WHAT YOU HAVE TO DO:
Write out the listing below without alteration, omitting its pictures.

MATERIAL:
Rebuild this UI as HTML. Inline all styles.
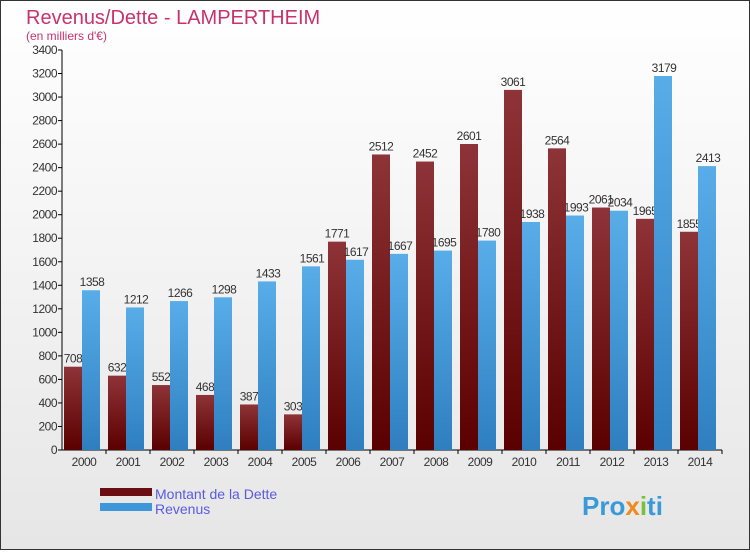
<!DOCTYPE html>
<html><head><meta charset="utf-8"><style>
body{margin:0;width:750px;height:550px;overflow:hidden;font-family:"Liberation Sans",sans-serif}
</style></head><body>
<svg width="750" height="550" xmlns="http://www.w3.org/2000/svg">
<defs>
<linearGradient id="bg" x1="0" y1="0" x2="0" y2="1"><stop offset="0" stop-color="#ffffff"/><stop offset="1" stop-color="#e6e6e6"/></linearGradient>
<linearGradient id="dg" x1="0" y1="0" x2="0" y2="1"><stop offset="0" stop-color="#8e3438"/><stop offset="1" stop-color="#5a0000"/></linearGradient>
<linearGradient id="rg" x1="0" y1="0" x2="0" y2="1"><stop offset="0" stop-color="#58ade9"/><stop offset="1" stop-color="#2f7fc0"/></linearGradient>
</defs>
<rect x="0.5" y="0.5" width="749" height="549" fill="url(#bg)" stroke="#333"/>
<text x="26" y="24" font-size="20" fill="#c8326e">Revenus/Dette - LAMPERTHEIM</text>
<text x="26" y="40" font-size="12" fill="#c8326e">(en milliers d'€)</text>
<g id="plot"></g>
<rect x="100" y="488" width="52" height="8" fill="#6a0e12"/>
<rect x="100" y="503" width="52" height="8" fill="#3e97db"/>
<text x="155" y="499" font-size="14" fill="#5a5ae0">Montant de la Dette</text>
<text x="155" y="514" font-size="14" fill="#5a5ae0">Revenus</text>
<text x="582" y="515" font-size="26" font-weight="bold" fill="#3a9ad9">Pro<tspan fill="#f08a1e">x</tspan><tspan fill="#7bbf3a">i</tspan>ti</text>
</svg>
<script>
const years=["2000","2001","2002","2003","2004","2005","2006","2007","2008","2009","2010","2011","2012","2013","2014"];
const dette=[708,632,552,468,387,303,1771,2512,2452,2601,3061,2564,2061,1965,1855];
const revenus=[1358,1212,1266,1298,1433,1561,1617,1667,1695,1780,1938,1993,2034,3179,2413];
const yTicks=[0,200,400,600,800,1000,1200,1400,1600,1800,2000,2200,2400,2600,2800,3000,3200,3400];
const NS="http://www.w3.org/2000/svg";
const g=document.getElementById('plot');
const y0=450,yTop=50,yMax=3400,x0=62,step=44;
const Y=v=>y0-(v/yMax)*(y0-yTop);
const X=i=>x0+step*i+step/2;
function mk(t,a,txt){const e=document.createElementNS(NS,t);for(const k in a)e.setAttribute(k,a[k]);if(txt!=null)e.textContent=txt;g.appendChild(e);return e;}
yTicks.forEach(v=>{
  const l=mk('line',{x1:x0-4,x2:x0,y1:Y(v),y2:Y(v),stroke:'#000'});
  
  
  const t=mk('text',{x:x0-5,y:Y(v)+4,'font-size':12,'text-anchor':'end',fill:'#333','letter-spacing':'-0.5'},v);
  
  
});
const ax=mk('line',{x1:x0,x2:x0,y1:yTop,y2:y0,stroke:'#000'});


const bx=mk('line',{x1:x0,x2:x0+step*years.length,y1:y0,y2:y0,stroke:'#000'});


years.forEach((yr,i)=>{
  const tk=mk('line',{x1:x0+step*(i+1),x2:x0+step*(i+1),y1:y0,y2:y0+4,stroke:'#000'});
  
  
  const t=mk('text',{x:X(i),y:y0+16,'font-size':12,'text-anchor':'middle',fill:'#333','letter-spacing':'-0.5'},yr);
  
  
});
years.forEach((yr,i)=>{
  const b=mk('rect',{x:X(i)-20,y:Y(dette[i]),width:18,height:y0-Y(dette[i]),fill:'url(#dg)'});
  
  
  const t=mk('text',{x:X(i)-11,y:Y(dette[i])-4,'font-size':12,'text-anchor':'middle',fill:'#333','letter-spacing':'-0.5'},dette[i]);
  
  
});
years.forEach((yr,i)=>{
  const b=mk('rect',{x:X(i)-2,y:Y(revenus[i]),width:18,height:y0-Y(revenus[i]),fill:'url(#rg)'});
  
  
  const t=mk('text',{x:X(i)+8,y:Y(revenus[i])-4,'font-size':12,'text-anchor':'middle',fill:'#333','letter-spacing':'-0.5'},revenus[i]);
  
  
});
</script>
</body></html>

SOLUTION TO THE PROBLEM:
Rebuild this UI as HTML. Inline all styles.
<!DOCTYPE html>
<html><head><meta charset="utf-8"><style>
body{margin:0;width:750px;height:550px;overflow:hidden;font-family:"Liberation Sans",sans-serif}
</style></head><body>
<svg width="750" height="550" xmlns="http://www.w3.org/2000/svg">
<defs>
<linearGradient id="bg" x1="0" y1="0" x2="0" y2="1"><stop offset="0" stop-color="#ffffff"/><stop offset="1" stop-color="#e6e6e6"/></linearGradient>
<linearGradient id="dg" x1="0" y1="0" x2="0" y2="1"><stop offset="0" stop-color="#8e3438"/><stop offset="1" stop-color="#5a0000"/></linearGradient>
<linearGradient id="rg" x1="0" y1="0" x2="0" y2="1"><stop offset="0" stop-color="#58ade9"/><stop offset="1" stop-color="#2f7fc0"/></linearGradient>
</defs>
<rect x="0.5" y="0.5" width="749" height="549" fill="url(#bg)" stroke="#333"/>
<text x="26" y="24" font-size="20" fill="#c8326e">Revenus/Dette - LAMPERTHEIM</text>
<text x="26" y="40" font-size="12" fill="#c8326e">(en milliers d'€)</text>
<g id="plot"></g>
<rect x="100" y="488" width="52" height="8" fill="#6a0e12"/>
<rect x="100" y="503" width="52" height="8" fill="#3e97db"/>
<text x="155" y="499" font-size="14" fill="#5a5ae0">Montant de la Dette</text>
<text x="155" y="514" font-size="14" fill="#5a5ae0">Revenus</text>
<text x="582" y="515" font-size="26" font-weight="bold" fill="#3a9ad9">Pro<tspan fill="#f08a1e">x</tspan><tspan fill="#7bbf3a">i</tspan>ti</text>
</svg>
<script>
const years=["2000","2001","2002","2003","2004","2005","2006","2007","2008","2009","2010","2011","2012","2013","2014"];
const dette=[708,632,552,468,387,303,1771,2512,2452,2601,3061,2564,2061,1965,1855];
const revenus=[1358,1212,1266,1298,1433,1561,1617,1667,1695,1780,1938,1993,2034,3179,2413];
const yTicks=[0,200,400,600,800,1000,1200,1400,1600,1800,2000,2200,2400,2600,2800,3000,3200,3400];
const NS="http://www.w3.org/2000/svg";
const g=document.getElementById('plot');
const y0=450,yTop=50,yMax=3400,x0=62,step=44;
const Y=v=>y0-(v/yMax)*(y0-yTop);
const X=i=>x0+step*i+step/2;
function mk(t,a,txt){const e=document.createElementNS(NS,t);for(const k in a)e.setAttribute(k,a[k]);if(txt!=null)e.textContent=txt;g.appendChild(e);return e;}
yTicks.forEach(v=>{
  const l=mk('line',{x1:x0-4,x2:x0,y1:Y(v),y2:Y(v),stroke:'#000'});
  
  
  const t=mk('text',{x:x0-5,y:Y(v)+4,'font-size':12,'text-anchor':'end',fill:'#333','letter-spacing':'-0.5'},v);
  
  
});
const ax=mk('line',{x1:x0,x2:x0,y1:yTop,y2:y0,stroke:'#000'});


const bx=mk('line',{x1:x0,x2:x0+step*years.length,y1:y0,y2:y0,stroke:'#000'});


years.forEach((yr,i)=>{
  const tk=mk('line',{x1:x0+step*(i+1),x2:x0+step*(i+1),y1:y0,y2:y0+4,stroke:'#000'});
  
  
  const t=mk('text',{x:X(i),y:y0+16,'font-size':12,'text-anchor':'middle',fill:'#333','letter-spacing':'-0.5'},yr);
  
  
});
years.forEach((yr,i)=>{
  const b=mk('rect',{x:X(i)-20,y:Y(dette[i]),width:18,height:y0-Y(dette[i]),fill:'url(#dg)'});
  
  
  const t=mk('text',{x:X(i)-11,y:Y(dette[i])-4,'font-size':12,'text-anchor':'middle',fill:'#333','letter-spacing':'-0.5'},dette[i]);
  
  
});
years.forEach((yr,i)=>{
  const b=mk('rect',{x:X(i)-2,y:Y(revenus[i]),width:18,height:y0-Y(revenus[i]),fill:'url(#rg)'});
  
  
  const t=mk('text',{x:X(i)+8,y:Y(revenus[i])-4,'font-size':12,'text-anchor':'middle',fill:'#333','letter-spacing':'-0.5'},revenus[i]);
  
  
});
</script>
</body></html>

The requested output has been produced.